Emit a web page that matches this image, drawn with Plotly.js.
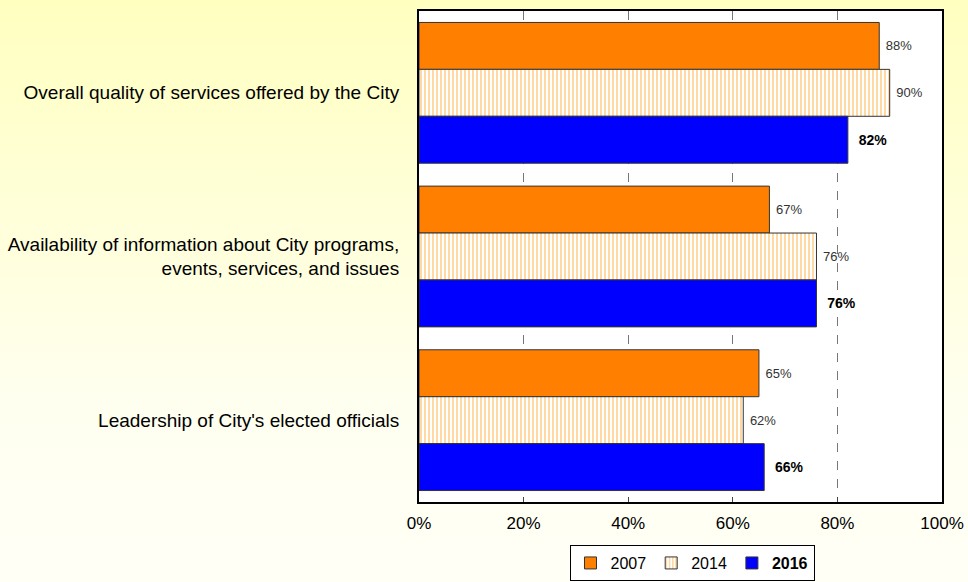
<!DOCTYPE html>
<html>
<head>
<meta charset="utf-8">
<script src="https://cdn.plot.ly/plotly-3.0.1.min.js"></script>
<style>
html,body{margin:0;padding:0;}
body{width:968px;height:582px;background:linear-gradient(to bottom,#ffffc0 0%,#fffff0 70%,#fffff6 100%);}
#chart{width:968px;height:582px;}
</style>
</head>
<body>
<div id="chart"></div>
<script>
const categories = [
  "Overall quality of services offered by the City",
  "Availability of information about City programs,<br>events, services, and issues",
  "Leadership of City's elected officials"
];
const seriesNames = ["2007", "2014", "<b>2016</b>"];
const values2007 = [88, 67, 65];
const values2014 = [90, 76, 62];
const values2016 = [82, 76, 66];
const xTickVals = [0, 20, 40, 60, 80, 100];
const xTickText = ["0%", "20%", "40%", "60%", "80%", "100%"];

const pad = "\u00a0";
const traces = [
  {
    type: "bar", orientation: "h", name: seriesNames[0],
    y: categories, x: values2007,
    text: values2007.map(v => pad + v + "%"),
    textposition: "outside", cliponaxis: false,
    textfont: {family: "Arial, Liberation Sans, sans-serif", size: 13, color: "#333333"},
    marker: {color: "#ff8000", line: {color: "#333333", width: 1}}
  },
  {
    type: "bar", orientation: "h", name: seriesNames[1],
    y: categories, x: values2014,
    text: values2014.map(v => pad + v + "%"),
    textposition: "outside", cliponaxis: false,
    textfont: {family: "Arial, Liberation Sans, sans-serif", size: 13, color: "#333333"},
    marker: {color: "#ffffff", line: {color: "#333333", width: 1},
      pattern: {shape: "|", fgcolor: "#ffb347", bgcolor: "#ffffff", size: 4, solidity: 0.25, fillmode: "replace"}}
  },
  {
    type: "bar", orientation: "h", name: seriesNames[2],
    y: categories, x: values2016,
    text: values2016.map(v => pad + pad + "<b>" + v + "%</b>"),
    textposition: "outside", cliponaxis: false,
    textfont: {family: "Arial, Liberation Sans, sans-serif", size: 14, color: "#000000"},
    marker: {color: "#0000ff", line: {color: "#333333", width: 1}}
  }
];

const layout = {
  width: 968, height: 582,
  margin: {l: 419, r: 26, t: 11, b: 80, autoexpand: false},
  paper_bgcolor: "rgba(0,0,0,0)",
  plot_bgcolor: "#ffffff",
  barmode: "group",
  bargap: 0.14,
  bargroupgap: 0,
  showlegend: true,
  font: {family: "Arial, Liberation Sans, sans-serif", color: "#000000"},
  xaxis: {
    range: [0, 100], tickvals: xTickVals, ticktext: xTickText,
    tickfont: {size: 17, color: "#000000"},
    showline: true, linecolor: "#000000", linewidth: 2, mirror: true,
    ticks: "inside", ticklen: 5, tickcolor: "#444444", tickwidth: 1,
    showgrid: true, gridcolor: "#777777", gridwidth: 1, griddash: "dash",
    zeroline: false, ticklabelstandoff: 5, automargin: false
  },
  yaxis: {
    autorange: "reversed", type: "category",
    tickfont: {size: 19, color: "#000000"},
    showline: true, linecolor: "#000000", linewidth: 2, mirror: true,
    ticks: "", ticklabelstandoff: 14, showgrid: false, automargin: false
  },
  legend: {
    orientation: "h", x: 0.522, xanchor: "center", y: -0.161, yanchor: "bottom",
    bgcolor: "#ffffff", bordercolor: "#000000", borderwidth: 1,
    font: {size: 16, color: "#000000"}, traceorder: "normal",
    itemwidth: 30, entrywidthmode: "pixels"
  }
};

Plotly.newPlot("chart", traces, layout, {displayModeBar: false, staticPlot: true});
</script>
</body>
</html>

================

▶ _SET TASK_: Without the pictures, transcribe the listing above exactly.

▶ _RESULT OF THIS TASK_:
Emit a web page that matches this image, drawn with Plotly.js.
<!DOCTYPE html>
<html>
<head>
<meta charset="utf-8">
<script src="https://cdn.plot.ly/plotly-3.0.1.min.js"></script>
<style>
html,body{margin:0;padding:0;}
body{width:968px;height:582px;background:linear-gradient(to bottom,#ffffc0 0%,#fffff0 70%,#fffff6 100%);}
#chart{width:968px;height:582px;}
</style>
</head>
<body>
<div id="chart"></div>
<script>
const categories = [
  "Overall quality of services offered by the City",
  "Availability of information about City programs,<br>events, services, and issues",
  "Leadership of City's elected officials"
];
const seriesNames = ["2007", "2014", "<b>2016</b>"];
const values2007 = [88, 67, 65];
const values2014 = [90, 76, 62];
const values2016 = [82, 76, 66];
const xTickVals = [0, 20, 40, 60, 80, 100];
const xTickText = ["0%", "20%", "40%", "60%", "80%", "100%"];

const pad = "\u00a0";
const traces = [
  {
    type: "bar", orientation: "h", name: seriesNames[0],
    y: categories, x: values2007,
    text: values2007.map(v => pad + v + "%"),
    textposition: "outside", cliponaxis: false,
    textfont: {family: "Arial, Liberation Sans, sans-serif", size: 13, color: "#333333"},
    marker: {color: "#ff8000", line: {color: "#333333", width: 1}}
  },
  {
    type: "bar", orientation: "h", name: seriesNames[1],
    y: categories, x: values2014,
    text: values2014.map(v => pad + v + "%"),
    textposition: "outside", cliponaxis: false,
    textfont: {family: "Arial, Liberation Sans, sans-serif", size: 13, color: "#333333"},
    marker: {color: "#ffffff", line: {color: "#333333", width: 1},
      pattern: {shape: "|", fgcolor: "#ffb347", bgcolor: "#ffffff", size: 4, solidity: 0.25, fillmode: "replace"}}
  },
  {
    type: "bar", orientation: "h", name: seriesNames[2],
    y: categories, x: values2016,
    text: values2016.map(v => pad + pad + "<b>" + v + "%</b>"),
    textposition: "outside", cliponaxis: false,
    textfont: {family: "Arial, Liberation Sans, sans-serif", size: 14, color: "#000000"},
    marker: {color: "#0000ff", line: {color: "#333333", width: 1}}
  }
];

const layout = {
  width: 968, height: 582,
  margin: {l: 419, r: 26, t: 11, b: 80, autoexpand: false},
  paper_bgcolor: "rgba(0,0,0,0)",
  plot_bgcolor: "#ffffff",
  barmode: "group",
  bargap: 0.14,
  bargroupgap: 0,
  showlegend: true,
  font: {family: "Arial, Liberation Sans, sans-serif", color: "#000000"},
  xaxis: {
    range: [0, 100], tickvals: xTickVals, ticktext: xTickText,
    tickfont: {size: 17, color: "#000000"},
    showline: true, linecolor: "#000000", linewidth: 2, mirror: true,
    ticks: "inside", ticklen: 5, tickcolor: "#444444", tickwidth: 1,
    showgrid: true, gridcolor: "#777777", gridwidth: 1, griddash: "dash",
    zeroline: false, ticklabelstandoff: 5, automargin: false
  },
  yaxis: {
    autorange: "reversed", type: "category",
    tickfont: {size: 19, color: "#000000"},
    showline: true, linecolor: "#000000", linewidth: 2, mirror: true,
    ticks: "", ticklabelstandoff: 14, showgrid: false, automargin: false
  },
  legend: {
    orientation: "h", x: 0.522, xanchor: "center", y: -0.161, yanchor: "bottom",
    bgcolor: "#ffffff", bordercolor: "#000000", borderwidth: 1,
    font: {size: 16, color: "#000000"}, traceorder: "normal",
    itemwidth: 30, entrywidthmode: "pixels"
  }
};

Plotly.newPlot("chart", traces, layout, {displayModeBar: false, staticPlot: true});
</script>
</body>
</html>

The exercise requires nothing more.